Problem to work on: Write out the material again exactly, please, and omit the pictures.

Data excerpt:
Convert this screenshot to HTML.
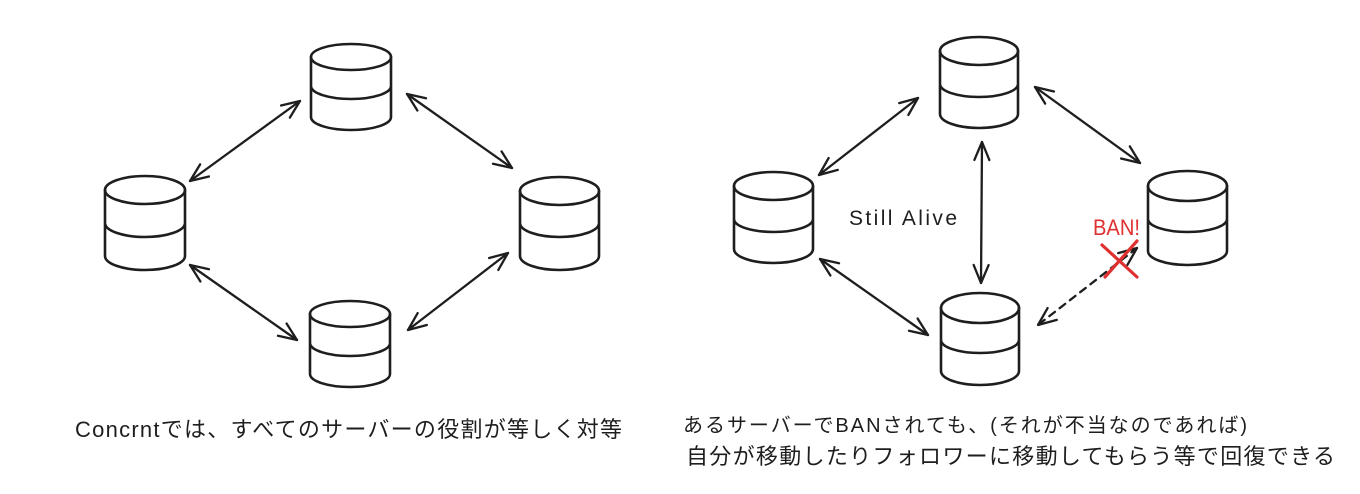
<!DOCTYPE html>
<html><head><meta charset="utf-8"><style>
html,body{margin:0;padding:0;background:#fff;}
svg{display:block;}
text{font-family:"Liberation Sans","Noto Sans CJK JP",sans-serif;fill:#1e1e1e;}
</style></head><body>
<svg width="1360" height="494" viewBox="0 0 1360 494" xmlns="http://www.w3.org/2000/svg">
<defs>
<marker id="ah" viewBox="0 0 22 22" markerWidth="22" markerHeight="22" refX="20" refY="11" markerUnits="userSpaceOnUse" orient="auto-start-reverse">
<path d="M2,3.5 L20,11 L2,18.5" fill="none" stroke="#1e1e1e" stroke-width="2.3" stroke-linecap="round" stroke-linejoin="round" stroke-dasharray="none"/>
</marker>
</defs>
<rect width="1360" height="494" fill="#fff"/>
<g fill="none" stroke="#1e1e1e" stroke-width="2.6" stroke-linecap="round">
<ellipse cx="351" cy="57" rx="40" ry="13"/>
<path d="M311,57 V117 M391,57 V117 M311,86 A40,13 0 0 0 391,86 M311,117 A40,13 0 0 0 391,117"/>
<ellipse cx="145" cy="190" rx="40" ry="14"/>
<path d="M105,190 V256 M185,190 V256 M105,223 A40,14 0 0 0 185,223 M105,256 A40,14 0 0 0 185,256"/>
<ellipse cx="559.5" cy="191" rx="39.5" ry="14"/>
<path d="M520,191 V256 M599,191 V256 M520,223 A39.5,14 0 0 0 599,223 M520,256 A39.5,14 0 0 0 599,256"/>
<ellipse cx="350" cy="314" rx="40" ry="13"/>
<path d="M310,314 V374 M390,314 V374 M310,343 A40,13 0 0 0 390,343 M310,374 A40,13 0 0 0 390,374"/>
<ellipse cx="979" cy="51" rx="39" ry="14"/>
<path d="M940,51 V114 M1018,51 V114 M940,84 A39,13 0 0 0 1018,84 M940,114 A39,14 0 0 0 1018,114"/>
<ellipse cx="773.5" cy="186" rx="39.5" ry="14"/>
<path d="M734,186 V249 M813,186 V249 M734,219 A39.5,13 0 0 0 813,219 M734,249 A39.5,14 0 0 0 813,249"/>
<ellipse cx="1187.5" cy="186" rx="39.5" ry="15"/>
<path d="M1148,186 V251 M1227,186 V251 M1148,219 A39.5,13 0 0 0 1227,219 M1148,251 A39.5,14 0 0 0 1227,251"/>
<ellipse cx="980" cy="308" rx="39" ry="15"/>
<path d="M941,308 V371 M1019,308 V371 M941,340 A39,13 0 0 0 1019,340 M941,371 A39,14 0 0 0 1019,371"/>
</g>
<g fill="none" stroke="#1e1e1e" stroke-width="2.3" stroke-linecap="round">
<line x1="190" y1="181" x2="300" y2="101" marker-start="url(#ah)" marker-end="url(#ah)"/>
<line x1="407" y1="94" x2="512" y2="168" marker-start="url(#ah)" marker-end="url(#ah)"/>
<line x1="508" y1="253" x2="408" y2="330" marker-start="url(#ah)" marker-end="url(#ah)"/>
<line x1="190" y1="265" x2="297" y2="340" marker-start="url(#ah)" marker-end="url(#ah)"/>
<line x1="918" y1="98" x2="819" y2="175" marker-start="url(#ah)" marker-end="url(#ah)"/>
<line x1="1035" y1="87" x2="1140" y2="163" marker-start="url(#ah)" marker-end="url(#ah)"/>
<line x1="982" y1="142" x2="981" y2="283" marker-start="url(#ah)" marker-end="url(#ah)"/>
<line x1="820" y1="259" x2="928" y2="335" marker-start="url(#ah)" marker-end="url(#ah)"/>
<line x1="1137" y1="248" x2="1038" y2="325" stroke-dasharray="7,6" marker-start="url(#ah)" marker-end="url(#ah)"/>
</g>
<g stroke="#e03131" stroke-width="3.2" stroke-linecap="round">
<line x1="1102" y1="245" x2="1137" y2="277"/>
<line x1="1137" y1="241" x2="1105" y2="277"/>
</g>
<text x="1093" y="235" font-size="22" textLength="47" lengthAdjust="spacingAndGlyphs" style="fill:#e03131">BAN!</text>
<text x="849" y="225" font-size="21" textLength="108" lengthAdjust="spacing">Still Alive</text>
<text x="75" y="437" font-size="22" textLength="547" lengthAdjust="spacing">Concrntでは、すべてのサーバーの役割が等しく対等</text>
<text x="683" y="432" font-size="20" textLength="564" lengthAdjust="spacing">あるサーバーでBANされても、(それが不当なのであれば)</text>
<text x="686" y="464" font-size="22" textLength="649" lengthAdjust="spacing">自分が移動したりフォロワーに移動してもらう等で回復できる</text>
</svg>
</body></html>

Written response:
Convert this screenshot to HTML.
<!DOCTYPE html>
<html><head><meta charset="utf-8"><style>
html,body{margin:0;padding:0;background:#fff;}
svg{display:block;}
text{font-family:"Liberation Sans","Noto Sans CJK JP",sans-serif;fill:#1e1e1e;}
</style></head><body>
<svg width="1360" height="494" viewBox="0 0 1360 494" xmlns="http://www.w3.org/2000/svg">
<defs>
<marker id="ah" viewBox="0 0 22 22" markerWidth="22" markerHeight="22" refX="20" refY="11" markerUnits="userSpaceOnUse" orient="auto-start-reverse">
<path d="M2,3.5 L20,11 L2,18.5" fill="none" stroke="#1e1e1e" stroke-width="2.3" stroke-linecap="round" stroke-linejoin="round" stroke-dasharray="none"/>
</marker>
</defs>
<rect width="1360" height="494" fill="#fff"/>
<g fill="none" stroke="#1e1e1e" stroke-width="2.6" stroke-linecap="round">
<ellipse cx="351" cy="57" rx="40" ry="13"/>
<path d="M311,57 V117 M391,57 V117 M311,86 A40,13 0 0 0 391,86 M311,117 A40,13 0 0 0 391,117"/>
<ellipse cx="145" cy="190" rx="40" ry="14"/>
<path d="M105,190 V256 M185,190 V256 M105,223 A40,14 0 0 0 185,223 M105,256 A40,14 0 0 0 185,256"/>
<ellipse cx="559.5" cy="191" rx="39.5" ry="14"/>
<path d="M520,191 V256 M599,191 V256 M520,223 A39.5,14 0 0 0 599,223 M520,256 A39.5,14 0 0 0 599,256"/>
<ellipse cx="350" cy="314" rx="40" ry="13"/>
<path d="M310,314 V374 M390,314 V374 M310,343 A40,13 0 0 0 390,343 M310,374 A40,13 0 0 0 390,374"/>
<ellipse cx="979" cy="51" rx="39" ry="14"/>
<path d="M940,51 V114 M1018,51 V114 M940,84 A39,13 0 0 0 1018,84 M940,114 A39,14 0 0 0 1018,114"/>
<ellipse cx="773.5" cy="186" rx="39.5" ry="14"/>
<path d="M734,186 V249 M813,186 V249 M734,219 A39.5,13 0 0 0 813,219 M734,249 A39.5,14 0 0 0 813,249"/>
<ellipse cx="1187.5" cy="186" rx="39.5" ry="15"/>
<path d="M1148,186 V251 M1227,186 V251 M1148,219 A39.5,13 0 0 0 1227,219 M1148,251 A39.5,14 0 0 0 1227,251"/>
<ellipse cx="980" cy="308" rx="39" ry="15"/>
<path d="M941,308 V371 M1019,308 V371 M941,340 A39,13 0 0 0 1019,340 M941,371 A39,14 0 0 0 1019,371"/>
</g>
<g fill="none" stroke="#1e1e1e" stroke-width="2.3" stroke-linecap="round">
<line x1="190" y1="181" x2="300" y2="101" marker-start="url(#ah)" marker-end="url(#ah)"/>
<line x1="407" y1="94" x2="512" y2="168" marker-start="url(#ah)" marker-end="url(#ah)"/>
<line x1="508" y1="253" x2="408" y2="330" marker-start="url(#ah)" marker-end="url(#ah)"/>
<line x1="190" y1="265" x2="297" y2="340" marker-start="url(#ah)" marker-end="url(#ah)"/>
<line x1="918" y1="98" x2="819" y2="175" marker-start="url(#ah)" marker-end="url(#ah)"/>
<line x1="1035" y1="87" x2="1140" y2="163" marker-start="url(#ah)" marker-end="url(#ah)"/>
<line x1="982" y1="142" x2="981" y2="283" marker-start="url(#ah)" marker-end="url(#ah)"/>
<line x1="820" y1="259" x2="928" y2="335" marker-start="url(#ah)" marker-end="url(#ah)"/>
<line x1="1137" y1="248" x2="1038" y2="325" stroke-dasharray="7,6" marker-start="url(#ah)" marker-end="url(#ah)"/>
</g>
<g stroke="#e03131" stroke-width="3.2" stroke-linecap="round">
<line x1="1102" y1="245" x2="1137" y2="277"/>
<line x1="1137" y1="241" x2="1105" y2="277"/>
</g>
<text x="1093" y="235" font-size="22" textLength="47" lengthAdjust="spacingAndGlyphs" style="fill:#e03131">BAN!</text>
<text x="849" y="225" font-size="21" textLength="108" lengthAdjust="spacing">Still Alive</text>
<text x="75" y="437" font-size="22" textLength="547" lengthAdjust="spacing">Concrntでは、すべてのサーバーの役割が等しく対等</text>
<text x="683" y="432" font-size="20" textLength="564" lengthAdjust="spacing">あるサーバーでBANされても、(それが不当なのであれば)</text>
<text x="686" y="464" font-size="22" textLength="649" lengthAdjust="spacing">自分が移動したりフォロワーに移動してもらう等で回復できる</text>
</svg>
</body></html>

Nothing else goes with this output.